Sepsis has been declared a medical emergency in a Tuesday report by the Centers for Disease Control and Prevention (CDC). Every year, between 1 and 3 million people are diagnosed with sepsis, and the CDC is asking doctors and nurses to take heed and do more to prevent, identify, and properly treat the potentially deadly condition.

Although deaths from sepsis rose to 159,690 from 128,766 in 2013 alone, there aren't specific tests to easily diagnose the condition. There isn't even a standard definition for the condition, so death tracking isn't exact. Deaths that are due to sepsis are counted, but deaths where there is another primary disease or condition aren't. 

Causes And Prevalence

Two reasons for the rise in sepsis are suspected to be more use of antibiotics, which leads to resistance, and an uptick in invasive surgeries. Older people, babies and children, those with compromised immune systems and people who have recently had surgery or are on steroids or in chemotherapy are more susceptible to sepsis. Despite public perception to the contrary, 80 percent of cases begin in public, not at a hospital. In total, about 2 million people per year are diagnosed with sepsis. The mortality rate ranges from 15 to 30 percent.

It is vital to identify the condition as soon as possible to stop the rapid spread of infection which can lead to septic shock. Unfortunately, missing a diagnosis of sepsis isn't uncommon - different symptoms present in different people. Behind congestive heart failure, sepsis was the second most common reason for re-admittance in 2011. According to a study in 2015, 40 percent of those cases could have been prevented with prompt and specialized care.

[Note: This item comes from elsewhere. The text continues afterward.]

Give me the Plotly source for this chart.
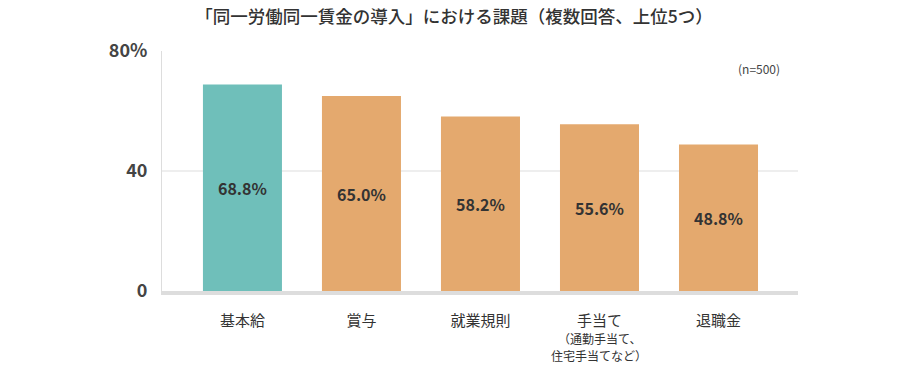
import plotly.graph_objects as go

categories = ["基本給", "賞与", "就業規則", "手当て", "退職金"]
sublabels = [[], [], [], ["（通勤手当て、", "住宅手当てなど）"], []]
values = [68.8, 65.0, 58.2, 55.6, 48.8]
bar_colors = ["#6fbfba", "#e4a96e", "#e4a96e", "#e4a96e", "#e4a96e"]
ytick_vals = [0, 40, 80]
ytick_text = ["0", "40", "80%"]
title_text = "「同一労働同一賃金の導入」における課題（複数回答、上位5つ）"
note_text = "(n=500)"

FONT = "Noto Sans CJK JP"
x_idx = list(range(len(categories)))

fig = go.Figure()
fig.add_trace(go.Bar(
    x=x_idx, y=values,
    marker=dict(color=bar_colors, line=dict(width=0)),
    text=[f"{v:.1f}%" for v in values],
    textposition="inside", insidetextanchor="middle",
    textfont=dict(family=FONT, size=16, color="#333333", weight="bold"),
    width=0.664,
    hoverinfo="skip",
))

fig.add_shape(type="line", xref="paper", yref="y", x0=0, x1=1, y0=40, y1=40,
              line=dict(color="#dddddd", width=1), layer="below")

for i, lines in enumerate(sublabels):
    for j, s in enumerate(lines):
        fig.add_annotation(x=i, xref="x", y=0, yref="paper", yanchor="middle",
                           yshift=-(47 + 17 * j),
                           text=s, showarrow=False,
                           font=dict(family=FONT, size=12, color="#333333"))

fig.add_annotation(x=1, xref="paper", xanchor="right", y=1.0, yref="paper", yanchor="middle",
                   xshift=-16, yshift=-17, text=note_text, showarrow=False,
                   font=dict(family=FONT, size=12, color="#444444"))

fig.update_layout(
    width=910, height=365,
    margin=dict(l=162, r=112, t=51, b=74),
    paper_bgcolor="white", plot_bgcolor="white",
    showlegend=False,
    title=dict(text=title_text, x=0.499, xanchor="center", y=1 - 17 / 365, yanchor="middle",
               font=dict(family=FONT, size=17.5, color="#333333", weight=500)),
    xaxis=dict(
        range=[-0.676, 4.668],
        tickvals=x_idx, ticktext=categories,
        tickfont=dict(family=FONT, size=15, color="#333333"),
        ticks="outside", ticklen=13, tickcolor="rgba(0,0,0,0)",
        showline=True, linecolor="#dddddd", linewidth=4,
        showgrid=False, zeroline=False, fixedrange=True,
    ),
    yaxis=dict(
        range=[0, 80],
        tickvals=ytick_vals, ticktext=ytick_text,
        tickfont=dict(family=FONT, size=18, color="#444444", weight="bold"),
        ticks="outside", ticklen=10, tickcolor="rgba(0,0,0,0)",
        showline=True, linecolor="#dddddd", linewidth=1,
        showgrid=False, zeroline=False, fixedrange=True,
    ),
)

fig.write_html("out.html", config={"displayModeBar": False},
               post_script="document.body.style.margin='0';")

How To Prevent Misdiagnosis

The CDC laid out a list of things healthcare workers can do to help prevent, diagnose, and treat sepsis effectively:

  • Educate patients and their families about the importance of infection prevention and better management of chronic conditions. Teach them to seek care immediately if an infection doesn't seem to get better
  • Know all of the signs and symptoms of sepsis to better identify and act on it sooner
  • Act as quickly as possible when a patient is suspected to have sepsis - complete tests, identify the source and determine usage of antibiotics
  • Frequently check on patients to assess and re-assess the antibiotic therapy

The CDC said the six main symptoms of sepsis aren't always well-known or recognized. They include shivers, running a fever, chills or feeling very cold, severe pain, sweaty or clammy feeling to the skin, disorientation or confusion, being short of breath, and a high pulse.